• PROBLEM DESCRIPTION: Omit all pictures. Copy the rest of the material exactly.
....................
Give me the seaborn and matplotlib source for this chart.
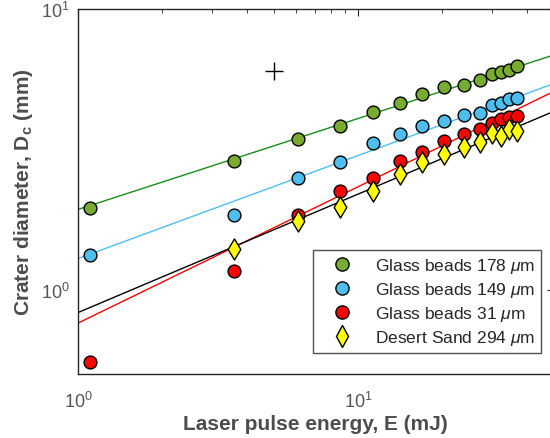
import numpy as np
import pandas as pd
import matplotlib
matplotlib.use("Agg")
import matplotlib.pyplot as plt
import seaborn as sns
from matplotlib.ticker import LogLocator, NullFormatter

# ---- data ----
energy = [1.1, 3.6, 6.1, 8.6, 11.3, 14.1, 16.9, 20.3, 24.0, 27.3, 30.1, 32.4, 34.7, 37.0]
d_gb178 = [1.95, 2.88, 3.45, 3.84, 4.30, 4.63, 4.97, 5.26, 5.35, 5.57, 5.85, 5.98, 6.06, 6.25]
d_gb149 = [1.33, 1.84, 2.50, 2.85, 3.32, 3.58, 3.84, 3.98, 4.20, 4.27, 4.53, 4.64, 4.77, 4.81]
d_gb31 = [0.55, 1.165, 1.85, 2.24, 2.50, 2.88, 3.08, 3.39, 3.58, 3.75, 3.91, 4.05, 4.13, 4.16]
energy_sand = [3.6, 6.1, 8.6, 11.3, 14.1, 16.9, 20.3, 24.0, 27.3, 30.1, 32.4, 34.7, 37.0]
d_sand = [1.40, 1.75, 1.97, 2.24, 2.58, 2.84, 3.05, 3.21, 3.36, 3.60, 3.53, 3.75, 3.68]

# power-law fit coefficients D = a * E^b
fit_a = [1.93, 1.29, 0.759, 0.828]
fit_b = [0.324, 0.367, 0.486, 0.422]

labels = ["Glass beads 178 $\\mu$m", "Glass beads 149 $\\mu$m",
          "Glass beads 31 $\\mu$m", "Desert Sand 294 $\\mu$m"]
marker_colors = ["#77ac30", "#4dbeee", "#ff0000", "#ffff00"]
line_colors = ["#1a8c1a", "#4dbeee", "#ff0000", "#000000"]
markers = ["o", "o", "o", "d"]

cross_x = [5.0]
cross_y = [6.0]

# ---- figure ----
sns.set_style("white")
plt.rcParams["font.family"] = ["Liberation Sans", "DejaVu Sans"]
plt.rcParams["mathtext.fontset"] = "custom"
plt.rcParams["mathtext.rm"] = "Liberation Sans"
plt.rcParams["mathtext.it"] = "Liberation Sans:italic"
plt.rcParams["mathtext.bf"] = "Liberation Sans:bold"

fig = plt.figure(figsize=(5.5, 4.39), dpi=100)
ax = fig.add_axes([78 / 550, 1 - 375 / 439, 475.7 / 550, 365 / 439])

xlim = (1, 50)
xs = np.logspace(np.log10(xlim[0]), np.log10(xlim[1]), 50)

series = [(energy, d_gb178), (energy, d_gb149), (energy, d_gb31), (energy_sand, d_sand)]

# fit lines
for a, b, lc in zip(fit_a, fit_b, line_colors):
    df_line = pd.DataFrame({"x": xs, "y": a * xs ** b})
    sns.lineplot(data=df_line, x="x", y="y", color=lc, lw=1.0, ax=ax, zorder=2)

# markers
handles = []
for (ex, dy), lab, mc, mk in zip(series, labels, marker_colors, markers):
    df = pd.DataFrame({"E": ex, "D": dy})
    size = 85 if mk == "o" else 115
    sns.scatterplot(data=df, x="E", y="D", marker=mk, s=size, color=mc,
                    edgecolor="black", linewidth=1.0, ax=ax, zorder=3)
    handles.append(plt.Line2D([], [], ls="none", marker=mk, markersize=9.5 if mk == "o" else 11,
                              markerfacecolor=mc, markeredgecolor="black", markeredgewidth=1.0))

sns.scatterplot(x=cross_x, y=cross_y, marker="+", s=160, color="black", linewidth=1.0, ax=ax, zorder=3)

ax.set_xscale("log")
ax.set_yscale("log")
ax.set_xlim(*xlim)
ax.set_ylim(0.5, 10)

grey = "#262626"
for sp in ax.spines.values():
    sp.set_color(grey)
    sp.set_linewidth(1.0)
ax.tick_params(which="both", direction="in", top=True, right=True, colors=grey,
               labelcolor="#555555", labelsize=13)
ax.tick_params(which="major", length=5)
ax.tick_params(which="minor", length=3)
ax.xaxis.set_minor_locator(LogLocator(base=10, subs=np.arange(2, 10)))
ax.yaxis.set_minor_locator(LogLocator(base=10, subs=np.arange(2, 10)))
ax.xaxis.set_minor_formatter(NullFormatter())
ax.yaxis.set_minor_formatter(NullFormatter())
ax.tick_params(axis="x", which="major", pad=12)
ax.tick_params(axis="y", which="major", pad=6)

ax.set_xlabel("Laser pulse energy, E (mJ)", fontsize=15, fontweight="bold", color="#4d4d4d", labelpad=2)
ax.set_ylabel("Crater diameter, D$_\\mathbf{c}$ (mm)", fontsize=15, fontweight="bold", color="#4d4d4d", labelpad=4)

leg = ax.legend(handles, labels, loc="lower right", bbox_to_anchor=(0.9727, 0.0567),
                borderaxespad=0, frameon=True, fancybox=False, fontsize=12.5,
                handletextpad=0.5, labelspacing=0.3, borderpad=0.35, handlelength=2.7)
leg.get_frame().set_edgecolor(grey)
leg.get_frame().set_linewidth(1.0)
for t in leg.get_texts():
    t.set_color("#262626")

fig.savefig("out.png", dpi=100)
....................
• TASK ANSWER:
Give me the seaborn and matplotlib source for this chart.
import numpy as np
import pandas as pd
import matplotlib
matplotlib.use("Agg")
import matplotlib.pyplot as plt
import seaborn as sns
from matplotlib.ticker import LogLocator, NullFormatter

# ---- data ----
energy = [1.1, 3.6, 6.1, 8.6, 11.3, 14.1, 16.9, 20.3, 24.0, 27.3, 30.1, 32.4, 34.7, 37.0]
d_gb178 = [1.95, 2.88, 3.45, 3.84, 4.30, 4.63, 4.97, 5.26, 5.35, 5.57, 5.85, 5.98, 6.06, 6.25]
d_gb149 = [1.33, 1.84, 2.50, 2.85, 3.32, 3.58, 3.84, 3.98, 4.20, 4.27, 4.53, 4.64, 4.77, 4.81]
d_gb31 = [0.55, 1.165, 1.85, 2.24, 2.50, 2.88, 3.08, 3.39, 3.58, 3.75, 3.91, 4.05, 4.13, 4.16]
energy_sand = [3.6, 6.1, 8.6, 11.3, 14.1, 16.9, 20.3, 24.0, 27.3, 30.1, 32.4, 34.7, 37.0]
d_sand = [1.40, 1.75, 1.97, 2.24, 2.58, 2.84, 3.05, 3.21, 3.36, 3.60, 3.53, 3.75, 3.68]

# power-law fit coefficients D = a * E^b
fit_a = [1.93, 1.29, 0.759, 0.828]
fit_b = [0.324, 0.367, 0.486, 0.422]

labels = ["Glass beads 178 $\\mu$m", "Glass beads 149 $\\mu$m",
          "Glass beads 31 $\\mu$m", "Desert Sand 294 $\\mu$m"]
marker_colors = ["#77ac30", "#4dbeee", "#ff0000", "#ffff00"]
line_colors = ["#1a8c1a", "#4dbeee", "#ff0000", "#000000"]
markers = ["o", "o", "o", "d"]

cross_x = [5.0]
cross_y = [6.0]

# ---- figure ----
sns.set_style("white")
plt.rcParams["font.family"] = ["Liberation Sans", "DejaVu Sans"]
plt.rcParams["mathtext.fontset"] = "custom"
plt.rcParams["mathtext.rm"] = "Liberation Sans"
plt.rcParams["mathtext.it"] = "Liberation Sans:italic"
plt.rcParams["mathtext.bf"] = "Liberation Sans:bold"

fig = plt.figure(figsize=(5.5, 4.39), dpi=100)
ax = fig.add_axes([78 / 550, 1 - 375 / 439, 475.7 / 550, 365 / 439])

xlim = (1, 50)
xs = np.logspace(np.log10(xlim[0]), np.log10(xlim[1]), 50)

series = [(energy, d_gb178), (energy, d_gb149), (energy, d_gb31), (energy_sand, d_sand)]

# fit lines
for a, b, lc in zip(fit_a, fit_b, line_colors):
    df_line = pd.DataFrame({"x": xs, "y": a * xs ** b})
    sns.lineplot(data=df_line, x="x", y="y", color=lc, lw=1.0, ax=ax, zorder=2)

# markers
handles = []
for (ex, dy), lab, mc, mk in zip(series, labels, marker_colors, markers):
    df = pd.DataFrame({"E": ex, "D": dy})
    size = 85 if mk == "o" else 115
    sns.scatterplot(data=df, x="E", y="D", marker=mk, s=size, color=mc,
                    edgecolor="black", linewidth=1.0, ax=ax, zorder=3)
    handles.append(plt.Line2D([], [], ls="none", marker=mk, markersize=9.5 if mk == "o" else 11,
                              markerfacecolor=mc, markeredgecolor="black", markeredgewidth=1.0))

sns.scatterplot(x=cross_x, y=cross_y, marker="+", s=160, color="black", linewidth=1.0, ax=ax, zorder=3)

ax.set_xscale("log")
ax.set_yscale("log")
ax.set_xlim(*xlim)
ax.set_ylim(0.5, 10)

grey = "#262626"
for sp in ax.spines.values():
    sp.set_color(grey)
    sp.set_linewidth(1.0)
ax.tick_params(which="both", direction="in", top=True, right=True, colors=grey,
               labelcolor="#555555", labelsize=13)
ax.tick_params(which="major", length=5)
ax.tick_params(which="minor", length=3)
ax.xaxis.set_minor_locator(LogLocator(base=10, subs=np.arange(2, 10)))
ax.yaxis.set_minor_locator(LogLocator(base=10, subs=np.arange(2, 10)))
ax.xaxis.set_minor_formatter(NullFormatter())
ax.yaxis.set_minor_formatter(NullFormatter())
ax.tick_params(axis="x", which="major", pad=12)
ax.tick_params(axis="y", which="major", pad=6)

ax.set_xlabel("Laser pulse energy, E (mJ)", fontsize=15, fontweight="bold", color="#4d4d4d", labelpad=2)
ax.set_ylabel("Crater diameter, D$_\\mathbf{c}$ (mm)", fontsize=15, fontweight="bold", color="#4d4d4d", labelpad=4)

leg = ax.legend(handles, labels, loc="lower right", bbox_to_anchor=(0.9727, 0.0567),
                borderaxespad=0, frameon=True, fancybox=False, fontsize=12.5,
                handletextpad=0.5, labelspacing=0.3, borderpad=0.35, handlelength=2.7)
leg.get_frame().set_edgecolor(grey)
leg.get_frame().set_linewidth(1.0)
for t in leg.get_texts():
    t.set_color("#262626")

fig.savefig("out.png", dpi=100)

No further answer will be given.